I'm aware of that but you'll suffer from the inversion of control. I'm pretty sure you'll end up with an event loop that calls kevent/epoll all the time and once there's something to do, it'll call the handler registered for that file descriptor (which is what DispatchSources are).

> Assuming I’m somehow writing a server that somehow have some strange requirement,
> since the asynchronous approach is that the event library calling preset handler whenever payload arrives, which with a mix with kqueue I can choose not to handle any (by simply not to call kevent) and call (kevent) from my code when I’m ready.
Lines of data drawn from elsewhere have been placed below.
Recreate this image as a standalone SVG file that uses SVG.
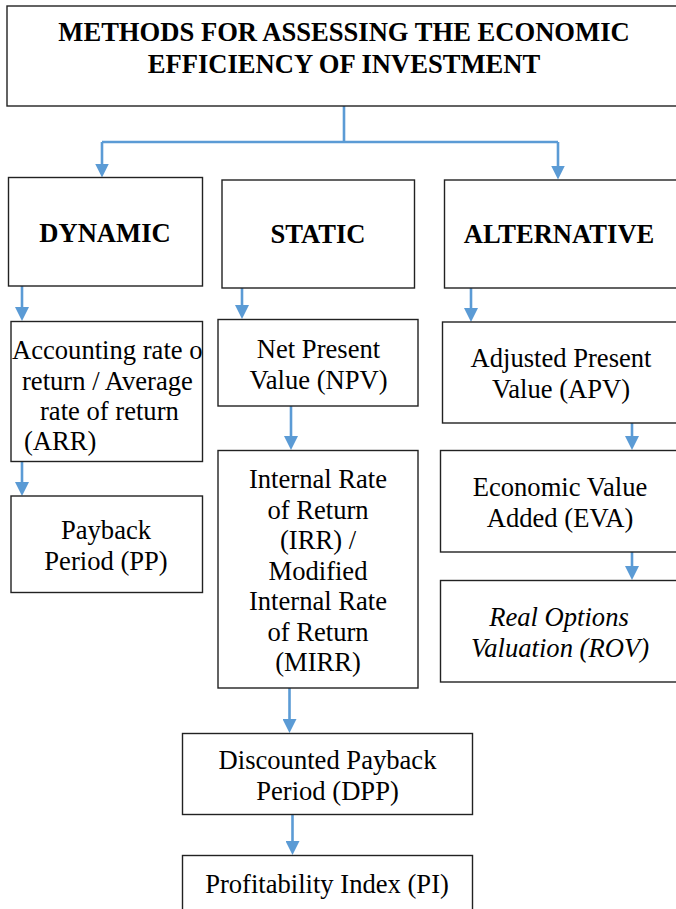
<svg xmlns="http://www.w3.org/2000/svg" width="676" height="909" viewBox="0 0 676 909">
<style>
.box{fill:#fff;stroke:#222;stroke-width:1.4}
.t{font-family:"Liberation Serif","Times New Roman",serif;font-size:26.6px;fill:#000;text-anchor:middle}
.b{font-weight:bold}
.i{font-style:italic}
.s{text-anchor:start}
.c{fill:none;stroke:#5B9BD5;stroke-width:2.6;stroke-linecap:butt}
.a{marker-end:url(#arr)}
</style>
<defs>
<marker id="arr" viewBox="0 0 14 14" refX="10" refY="7" markerWidth="14" markerHeight="14" markerUnits="userSpaceOnUse" orient="auto">
<path d="M0,0 L14,7 L0,14 z" fill="#5B9BD5"/>
</marker>
<clipPath id="arrclip"><rect x="11" y="321.5" width="191.5" height="140"/></clipPath>
</defs>
<rect width="676" height="909" fill="#fff"/>

<g id="connectors">
<path class="c" d="M344,106 V142 M102,142 H558"/>
<path class="c a" d="M102,142 V173.5"/>
<path class="c a" d="M558,142 V175.5"/>
<path class="c a" d="M22,286 V317"/>
<path class="c a" d="M242,288 V315"/>
<path class="c a" d="M471,288 V318"/>
<path class="c a" d="M22,461.5 V492"/>
<path class="c a" d="M291,406 V446"/>
<path class="c a" d="M632,423 V446"/>
<path class="c a" d="M632,552 V576"/>
<path class="c a" d="M289.5,688 V729"/>
<path class="c a" d="M292.5,814.5 V851"/>
</g>

<g id="title">
<rect class="box" x="7" y="6" width="690" height="100"/>
<text class="t b" x="344" y="40.5">METHODS FOR ASSESSING THE ECONOMIC</text>
<text class="t b" x="344" y="73">EFFICIENCY OF INVESTMENT</text>
</g>

<g id="dynamic">
<rect class="box" x="8.5" y="177.5" width="194" height="108.5"/>
<text class="t b" x="105" y="242">DYNAMIC</text>
</g>
<g id="static">
<rect class="box" x="222" y="180" width="192.5" height="108"/>
<text class="t b" x="318" y="243">STATIC</text>
</g>
<g id="alternative">
<rect class="box" x="444.5" y="180" width="250" height="108"/>
<text class="t b" x="559" y="243">ALTERNATIVE</text>
</g>

<g id="arr-node">
<rect class="box" x="11" y="321.5" width="191.5" height="140"/>
<g clip-path="url(#arrclip)">
<text class="t s" x="12" y="359">Accounting rate of</text>
<text class="t s" x="22" y="389.5">return / Average</text>
<text class="t s" x="40" y="420">rate of return</text>
<text class="t s" x="24" y="450">(ARR)</text>
</g>
</g>

<g id="pp">
<rect class="box" x="11" y="496" width="191.5" height="96.5"/>
<text class="t" x="106" y="538.5">Payback</text>
<text class="t" x="106" y="570">Period (PP)</text>
</g>

<g id="npv">
<rect class="box" x="218" y="319.5" width="200" height="86.5"/>
<text class="t" x="318.5" y="357.5">Net Present</text>
<text class="t" x="318.5" y="389">Value (NPV)</text>
</g>

<g id="irr">
<rect class="box" x="218" y="450.5" width="200" height="237.5"/>
<text class="t" x="318" y="488">Internal Rate</text>
<text class="t" x="318" y="518.5">of Return</text>
<text class="t" x="318" y="549">(IRR) /</text>
<text class="t" x="318" y="579.5">Modified</text>
<text class="t" x="318" y="610">Internal Rate</text>
<text class="t" x="318" y="640.5">of Return</text>
<text class="t" x="318" y="671">(MIRR)</text>
</g>

<g id="dpp">
<rect class="box" x="182.5" y="733.5" width="290" height="81"/>
<text class="t" x="327.5" y="769">Discounted Payback</text>
<text class="t" x="327.5" y="800">Period (DPP)</text>
</g>

<g id="pi">
<rect class="box" x="182.5" y="855.5" width="290" height="70"/>
<text class="t" x="327" y="893">Profitability Index (PI)</text>
</g>

<g id="apv">
<rect class="box" x="442.5" y="322" width="250" height="101"/>
<text class="t" x="561" y="367">Adjusted Present</text>
<text class="t" x="561" y="397.5">Value (APV)</text>
</g>

<g id="eva">
<rect class="box" x="440.5" y="450.5" width="250" height="101.5"/>
<text class="t" x="560" y="496">Economic Value</text>
<text class="t" x="560" y="527">Added (EVA)</text>
</g>

<g id="rov">
<rect class="box" x="440.5" y="580.5" width="250" height="101.5"/>
<text class="t i" x="559" y="626">Real Options</text>
<text class="t i" x="560" y="657">Valuation (ROV)</text>
</g>
</svg>
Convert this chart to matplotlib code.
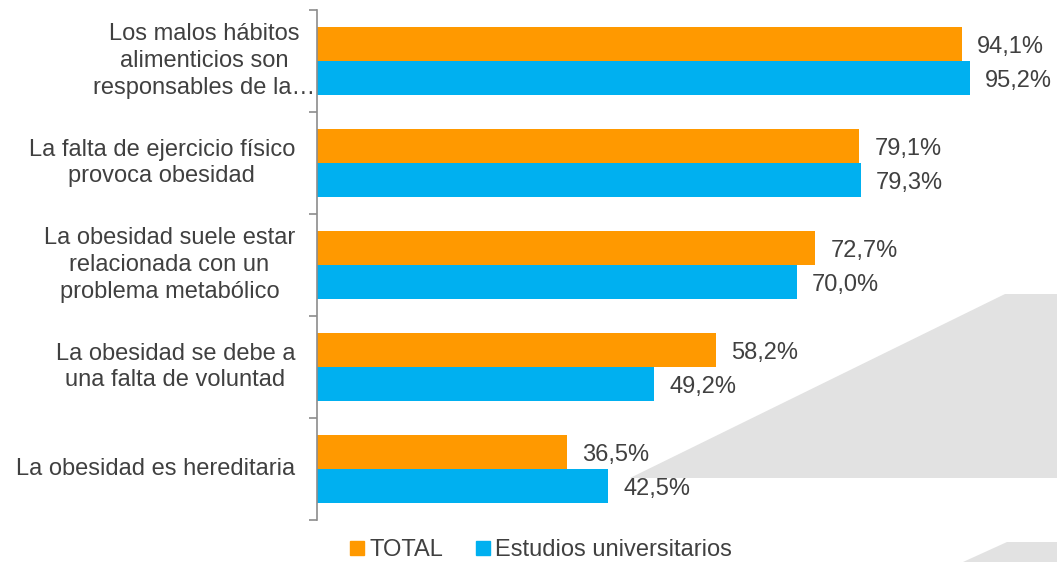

you can do the same in the asynchronous API with back-pressure. I'll quote again from the echo server

--- SNIP ---
     return .processBody { (chunk, stop) in
         switch chunk {
             case .chunk(let data, let finishedProcessing):
                 res.writeBody(data: data) { _ in
                     finishedProcessing()
                 }
             case .end:
                 res.done()
             default:
                 stop = true /* don't call us anymore */
                 res.abort()
         }
     }
--- SNAP ---

the call the finishedProcessing() meant that you're ready for more data to be read, ie. the callback to processBody will only be called again after finishedProcessing() was called inside it. That makes sure that the bytes have been written (res.writeBody(...) { ... }) successfully before we accept more.

> It also let me handle the req one by one without locking resources for synchronization and I can even allocate a single buffer in the stack for all connections.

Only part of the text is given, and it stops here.